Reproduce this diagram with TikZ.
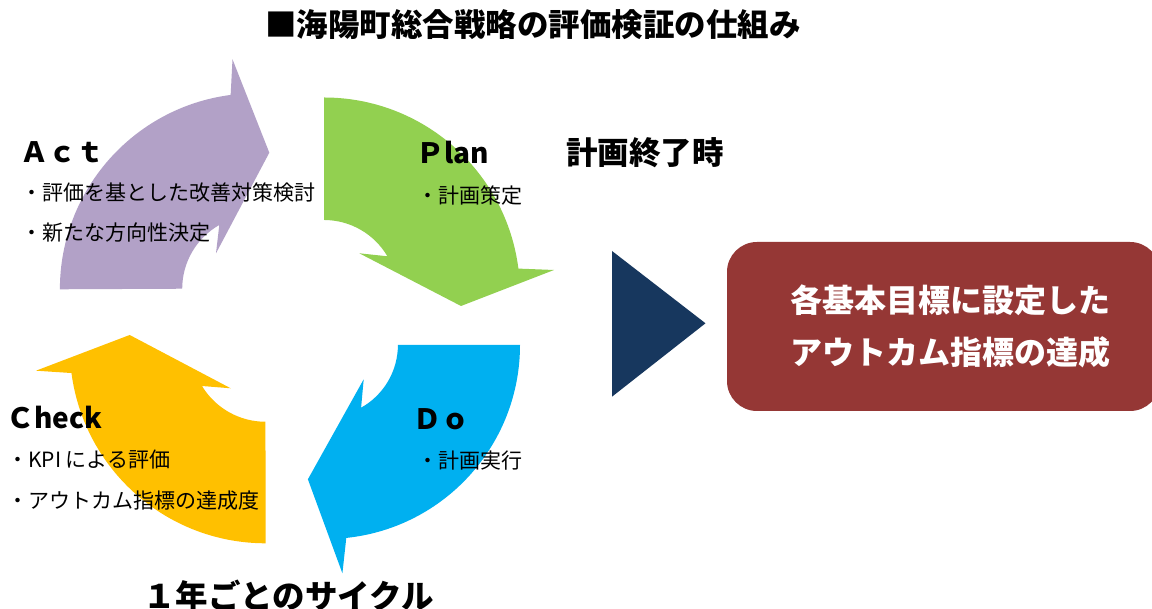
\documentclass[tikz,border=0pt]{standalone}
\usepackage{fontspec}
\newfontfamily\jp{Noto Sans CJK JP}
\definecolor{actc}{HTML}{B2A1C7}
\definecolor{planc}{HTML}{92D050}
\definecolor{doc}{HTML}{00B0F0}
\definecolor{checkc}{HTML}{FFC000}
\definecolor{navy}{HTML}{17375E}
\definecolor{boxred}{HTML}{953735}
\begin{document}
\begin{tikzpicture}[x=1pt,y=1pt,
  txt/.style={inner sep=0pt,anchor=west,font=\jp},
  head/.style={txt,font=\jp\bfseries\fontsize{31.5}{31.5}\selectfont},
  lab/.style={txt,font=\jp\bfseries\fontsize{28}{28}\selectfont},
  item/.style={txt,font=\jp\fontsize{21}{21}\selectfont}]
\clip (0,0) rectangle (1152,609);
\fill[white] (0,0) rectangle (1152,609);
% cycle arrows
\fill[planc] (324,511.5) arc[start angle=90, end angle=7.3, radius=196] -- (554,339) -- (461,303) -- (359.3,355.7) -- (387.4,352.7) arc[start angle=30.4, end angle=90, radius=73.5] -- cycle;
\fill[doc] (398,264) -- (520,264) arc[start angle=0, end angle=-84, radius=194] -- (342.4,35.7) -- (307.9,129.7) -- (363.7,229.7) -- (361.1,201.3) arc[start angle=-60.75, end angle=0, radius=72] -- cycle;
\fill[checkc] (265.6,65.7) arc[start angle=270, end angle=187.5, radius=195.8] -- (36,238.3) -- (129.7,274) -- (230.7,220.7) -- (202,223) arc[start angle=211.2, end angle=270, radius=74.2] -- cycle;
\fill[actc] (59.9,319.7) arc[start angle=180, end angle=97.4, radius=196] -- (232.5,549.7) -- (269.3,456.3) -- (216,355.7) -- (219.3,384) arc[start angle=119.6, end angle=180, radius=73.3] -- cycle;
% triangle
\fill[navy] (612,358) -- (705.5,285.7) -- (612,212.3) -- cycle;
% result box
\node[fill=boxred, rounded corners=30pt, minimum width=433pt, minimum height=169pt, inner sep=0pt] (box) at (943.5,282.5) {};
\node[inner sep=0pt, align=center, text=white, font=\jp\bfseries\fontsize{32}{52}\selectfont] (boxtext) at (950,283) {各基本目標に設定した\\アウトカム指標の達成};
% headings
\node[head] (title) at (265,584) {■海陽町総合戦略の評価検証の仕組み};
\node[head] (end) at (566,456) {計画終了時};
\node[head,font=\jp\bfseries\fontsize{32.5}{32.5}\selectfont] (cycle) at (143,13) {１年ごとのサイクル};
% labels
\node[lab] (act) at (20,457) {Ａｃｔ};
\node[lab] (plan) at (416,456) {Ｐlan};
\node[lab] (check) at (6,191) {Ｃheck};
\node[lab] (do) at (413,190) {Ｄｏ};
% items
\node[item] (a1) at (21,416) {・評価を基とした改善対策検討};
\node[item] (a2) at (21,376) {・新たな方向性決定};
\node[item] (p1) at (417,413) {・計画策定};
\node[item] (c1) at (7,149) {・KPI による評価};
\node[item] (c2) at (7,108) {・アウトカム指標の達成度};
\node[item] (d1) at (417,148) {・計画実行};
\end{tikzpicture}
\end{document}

───

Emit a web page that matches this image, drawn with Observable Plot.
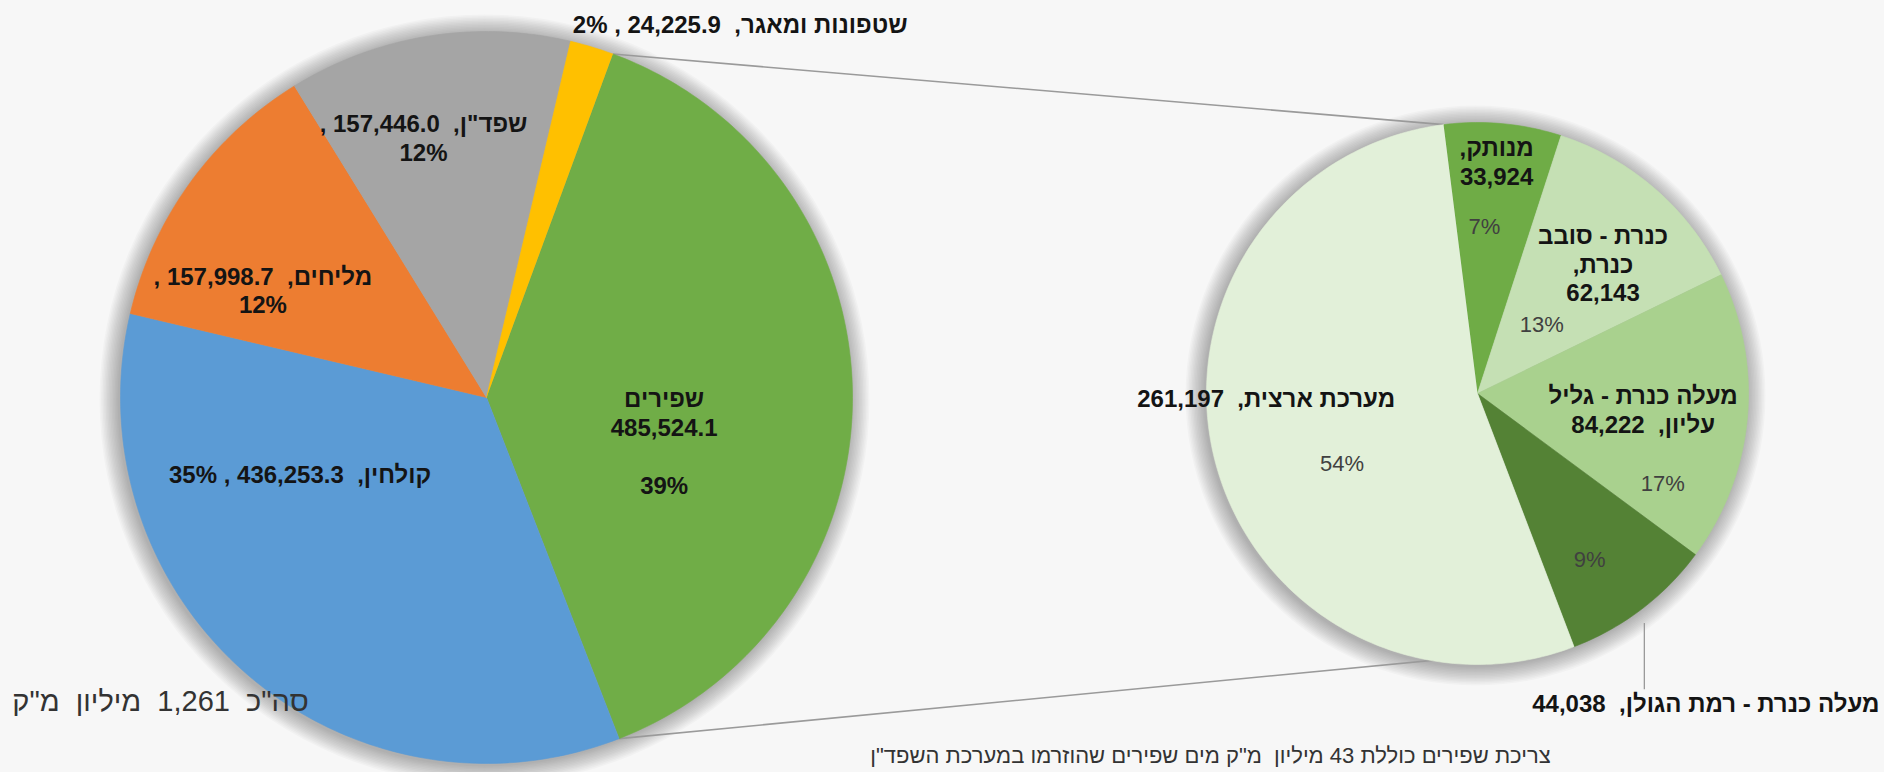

───

- REQUIREMENT:
From the records above, pull out each line that has "this".

- REPLY:
Reproduce this diagram with TikZ.
Emit a web page that matches this image, drawn with Observable Plot.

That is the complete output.